Automotive startup Canoo (formerly known as Evelozcity) is teasing the designs of its planned electric vehicles, and it has spent the last few months staffing up as it moves closer to production in 2021. But the startup will take the next few steps in that process without its CEO, the company tells The Verge.
Stefan Krause, a former executive at BMW, is stepping away from the CEO role for “personal reasons,” according to the company. Canoo’s CTO, fellow co-founder and former BMW executive Ulrich Kranz, will run the company in his absence. Krause will still help the company fundraise while being absent from the company’s day-to-day operations. Canoo declined to offer any additional information about Krause’s leave.
Canoo was founded in late 2017 as Evelozcity, after Krause had a very public and ugly breakup with another electric vehicle startup: Faraday Future. Krause was brought in earlier that year as Faraday Future’s chief financial officer, and he was tasked with saving the company from a serious cash crisis. Faraday Future founder Jia Yueting wasn’t happy with Krause’s proposed solutions, though, one of which included filing for Chapter 11 bankruptcy, according to court documents.
Fed up with Jia’s resistance, Krause left and founded Evelozcity, which rebranded to Canoo earlier this year. Jia and Faraday Future maintained that Krause had been fired, alleging “malfeasance and dereliction of duty” as well as a “possible violation of law” in a polemic press release in November 2017. A few months later, Faraday Future sued Krause’s new company and claimed he stole both employees and trade secrets.

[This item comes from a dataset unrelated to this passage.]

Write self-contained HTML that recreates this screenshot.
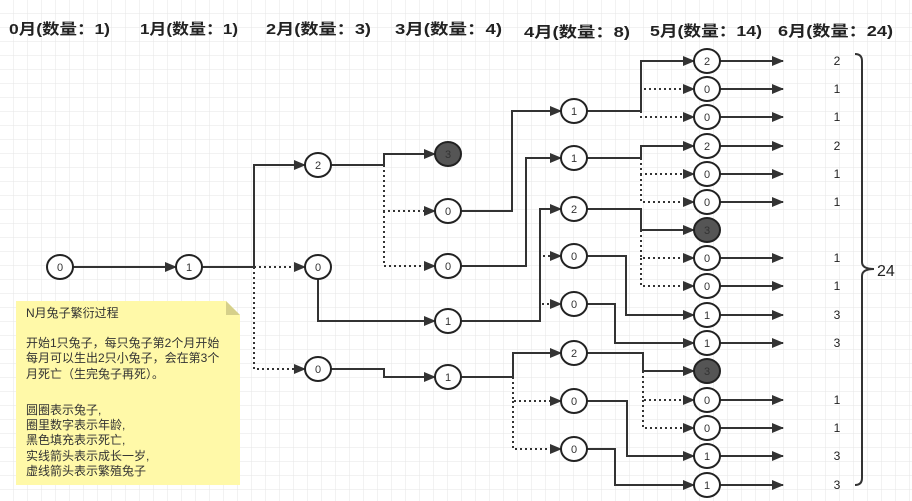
<!DOCTYPE html>
<html><head><meta charset="utf-8"><style>
html,body{margin:0;padding:0;background:#fff;}
svg{display:block;}
text{font-family:"Liberation Sans","Noto Sans CJK SC",sans-serif;}
</style></head><body>
<svg width="912" height="501" viewBox="0 0 912 501" xmlns="http://www.w3.org/2000/svg">
<defs>
<pattern id="g" width="14" height="14" patternUnits="userSpaceOnUse" x="0" y="0">
<path d="M14 0V14M0 14H14" stroke="#e6e6e6" stroke-width="1" fill="none"/>
</pattern>
<marker id="a" markerWidth="12" markerHeight="10" refX="11" refY="5" orient="auto" markerUnits="userSpaceOnUse">
<path d="M0 0L12 5L0 10Z" fill="#333"/>
</marker>
</defs>
<rect width="912" height="501" fill="url(#g)"/>

<g font-size="15" fill="#222" font-weight="bold">
<text x="9" y="34" textLength="101" lengthAdjust="spacingAndGlyphs">0月(数量：1)</text>
<text x="140" y="34" textLength="98" lengthAdjust="spacingAndGlyphs">1月(数量：1)</text>
<text x="266" y="34" textLength="105" lengthAdjust="spacingAndGlyphs">2月(数量：3)</text>
<text x="395" y="34" textLength="107" lengthAdjust="spacingAndGlyphs">3月(数量：4)</text>
<text x="524" y="37" textLength="106" lengthAdjust="spacingAndGlyphs">4月(数量：8)</text>
<text x="650" y="36" textLength="112" lengthAdjust="spacingAndGlyphs">5月(数量：14)</text>
<text x="778" y="36" textLength="115" lengthAdjust="spacingAndGlyphs">6月(数量：24)</text>
</g>

<!-- note -->
<path d="M16 301H226L240 315V485H16Z" fill="#fff9a8"/>
<path d="M226 301V315H240Z" fill="#d6d08a"/>
<g font-size="12" fill="#333">
<text x="26" y="317">N月兔子繁衍过程</text>
<text x="26" y="347">开始1只兔子，每只兔子第2个月开始</text>
<text x="26" y="362">每月可以生出2只小兔子，会在第3个</text>
<text x="26" y="378">月死亡（生完兔子再死）。</text>
<text x="26" y="414">圆圈表示兔子,</text>
<text x="26" y="429">圈里数字表示年龄,</text>
<text x="26" y="444">黑色填充表示死亡,</text>
<text x="26" y="460">实线箭头表示成长一岁,</text>
<text x="26" y="475">虚线箭头表示繁殖兔子</text>
</g>

<!-- solid connectors -->
<g fill="none" stroke="#333" stroke-width="2" marker-end="url(#a)">
<path d="M73 267H176"/>
<path d="M202 267H254V165H305"/>
<path d="M331 165H384V154H435"/>
<path d="M318 279V321H435"/>
<path d="M331 369H384V377H435"/>
<path d="M461 211H512V111H561"/>
<path d="M461 266H526V158H561"/>
<path d="M461 321H540V209H561"/>
<path d="M461 377H513V353H561"/>
<path d="M587 111H641V61H694"/>
<path d="M587 158H641V146H694"/>
<path d="M587 209H641V230H694"/>
<path d="M587 256H626V315H694"/>
<path d="M587 304H615V343H694"/>
<path d="M587 353H643V371H694"/>
<path d="M587 401H627V456H694"/>
<path d="M587 449H615V485H694"/>
<path d="M720 61H783"/><path d="M720 89H783"/><path d="M720 117H783"/>
<path d="M720 146H783"/><path d="M720 174H783"/><path d="M720 202H783"/>
<path d="M720 258H783"/><path d="M720 286H783"/><path d="M720 315H783"/>
<path d="M720 343H783"/><path d="M720 400H783"/><path d="M720 428H783"/>
<path d="M720 456H783"/><path d="M720 485H783"/>
</g>
<!-- dotted connectors -->
<g fill="none" stroke="#333" stroke-width="2" stroke-dasharray="2 3" marker-end="url(#a)">
<path d="M254 267H305"/>
<path d="M254 267V369H305"/>
<path d="M384 165V211H435"/>
<path d="M384 211V266H435"/>
<path d="M540 209V256H561"/>
<path d="M540 256V304H561"/>
<path d="M513 377V401H561"/>
<path d="M513 401V449H561"/>
<path d="M641 111V89H694"/>
<path d="M641 111V117H694"/>
<path d="M641 158V174H694"/>
<path d="M641 174V202H694"/>
<path d="M641 230V258H694"/>
<path d="M641 258V286H694"/>
<path d="M643 371V400H694"/>
<path d="M643 400V428H694"/>
</g>

<!-- nodes -->
<g stroke="#222" stroke-width="2" fill="#fff">
<ellipse cx="60" cy="267" rx="13" ry="12"/>
<ellipse cx="189" cy="267" rx="13" ry="12"/>
<ellipse cx="318" cy="165" rx="13" ry="12"/>
<ellipse cx="318" cy="267" rx="13" ry="12"/>
<ellipse cx="318" cy="369" rx="13" ry="12"/>
<ellipse cx="448" cy="154" rx="13" ry="12" fill="#555"/>
<ellipse cx="448" cy="211" rx="13" ry="12"/>
<ellipse cx="448" cy="266" rx="13" ry="12"/>
<ellipse cx="448" cy="321" rx="13" ry="12"/>
<ellipse cx="448" cy="377" rx="13" ry="12"/>
<ellipse cx="574" cy="111" rx="13" ry="12"/>
<ellipse cx="574" cy="158" rx="13" ry="12"/>
<ellipse cx="574" cy="209" rx="13" ry="12"/>
<ellipse cx="574" cy="256" rx="13" ry="12"/>
<ellipse cx="574" cy="304" rx="13" ry="12"/>
<ellipse cx="574" cy="353" rx="13" ry="12"/>
<ellipse cx="574" cy="401" rx="13" ry="12"/>
<ellipse cx="574" cy="449" rx="13" ry="12"/>
<ellipse cx="707" cy="61" rx="13" ry="12"/>
<ellipse cx="707" cy="89" rx="13" ry="12"/>
<ellipse cx="707" cy="117" rx="13" ry="12"/>
<ellipse cx="707" cy="146" rx="13" ry="12"/>
<ellipse cx="707" cy="174" rx="13" ry="12"/>
<ellipse cx="707" cy="202" rx="13" ry="12"/>
<ellipse cx="707" cy="230" rx="13" ry="12" fill="#555"/>
<ellipse cx="707" cy="258" rx="13" ry="12"/>
<ellipse cx="707" cy="286" rx="13" ry="12"/>
<ellipse cx="707" cy="315" rx="13" ry="12"/>
<ellipse cx="707" cy="343" rx="13" ry="12"/>
<ellipse cx="707" cy="371" rx="13" ry="12" fill="#555"/>
<ellipse cx="707" cy="400" rx="13" ry="12"/>
<ellipse cx="707" cy="428" rx="13" ry="12"/>
<ellipse cx="707" cy="456" rx="13" ry="12"/>
<ellipse cx="707" cy="485" rx="13" ry="12"/>
</g>
<g font-size="11" fill="#333" text-anchor="middle">
<text x="60" y="271">0</text><text x="189" y="271">1</text>
<text x="318" y="169">2</text><text x="318" y="271">0</text><text x="318" y="373">0</text>
<text x="448" y="158" fill="#333">3</text><text x="448" y="215">0</text><text x="448" y="270">0</text><text x="448" y="325">1</text><text x="448" y="381">1</text>
<text x="574" y="115">1</text><text x="574" y="162">1</text><text x="574" y="213">2</text><text x="574" y="260">0</text><text x="574" y="308">0</text><text x="574" y="357">2</text><text x="574" y="405">0</text><text x="574" y="453">0</text>
<text x="707" y="65">2</text><text x="707" y="93">0</text><text x="707" y="121">0</text><text x="707" y="150">2</text><text x="707" y="178">0</text><text x="707" y="206">0</text><text x="707" y="234">3</text><text x="707" y="262">0</text><text x="707" y="290">0</text><text x="707" y="319">1</text><text x="707" y="347">1</text><text x="707" y="375">3</text><text x="707" y="404">0</text><text x="707" y="432">0</text><text x="707" y="460">1</text><text x="707" y="489">1</text>
</g>

<!-- counts -->
<g font-size="12" fill="#222" text-anchor="middle">
<text x="837" y="65">2</text><text x="837" y="93">1</text><text x="837" y="121">1</text>
<text x="837" y="150">2</text><text x="837" y="178">1</text><text x="837" y="206">1</text>
<text x="837" y="262">1</text><text x="837" y="290">1</text><text x="837" y="319">3</text>
<text x="837" y="347">3</text><text x="837" y="404">1</text><text x="837" y="432">1</text>
<text x="837" y="460">3</text><text x="837" y="489">3</text>
</g>
<path d="M855 54Q862 54 862 61V262Q862 269 874 269Q862 269 862 276V478Q862 485 855 485" fill="none" stroke="#333" stroke-width="2"/>
<text x="877" y="276" font-size="16" fill="#222">24</text>
</svg>
</body></html>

Krause’s company eventually countersued, but both cases were ultimately dropped.
Unlike Faraday Future and the myriad other electric vehicle startups, Canoo is working on subscription-only vehicles that eschew personal ownership (an idea that a number of major automakers are also toying with, albeit on a limited basis). Canoo’s vehicles are also being designed with autonomous operation in mind, though that’s still a ways out. As such, the company is promising its vehicles will look much different from the ones we buy and drive today.
That’s evident in the rendering Canoo published to its website this week as well as in another image provided to The Verge (seen below). The company’s first vehicle is going to look something like a cross between the pod-like self-driving shuttles that are slowly crawling around select city streets and a minivan. It’s a vehicle that’s built more for utility than personality, which makes sense knowing that Canoo wants to run a subscription-only business, where users will rent the vehicles for perhaps hours, days, or weeks at a time. A more full reveal is slated for this fall ahead of testing on public streets.
The battery pack and electric drivetrain that power that vehicle all sit in the floor in a so-called “skateboard” platform, which Canoo plans to use to power future vehicles (like a delivery van and a more performance-oriented car, also seen in the rendering on the website). It’s a popular idea that a number of startups and established automakers plan to use to keep costs down.
Canoo has also grown to around 400 employees in pursuit of this goal, the company tells The Verge, up from about 100 in March 2018. Like other startups, Canoo has hired a fair heap of talent away from both the tech and automotive spaces, and much of it has come from ride-sharing companies. The company’s chief product officer, James Cox, came over from Uber in April where he was in charge of the rider app. Canoo’s chief marketing officer in China, Cindy Wang, used to run Uber’s Chinese marketing division. Matt Kerbel, the startup’s head of brand strategy, spent a year running Lyft’s marketing in Southern California. And Canoo has two former Uber product operations managers, Lucy Ross and Daniel Evans, preparing for the launch.
Getting a vehicle on the road in under four years is an ambitious goal for a new company like Canoo, especially considering how basically every other startup automaker has run into varying degrees of trouble. Canoo should be well-armed, though, as it’s reportedly raised $1 billion so far, and it’s supposedly seeking another $200 million. It will likely need that and more if it hopes to succeed in building these vehicles, find customers for its unfamiliar designs, and sell people on a new ownership model.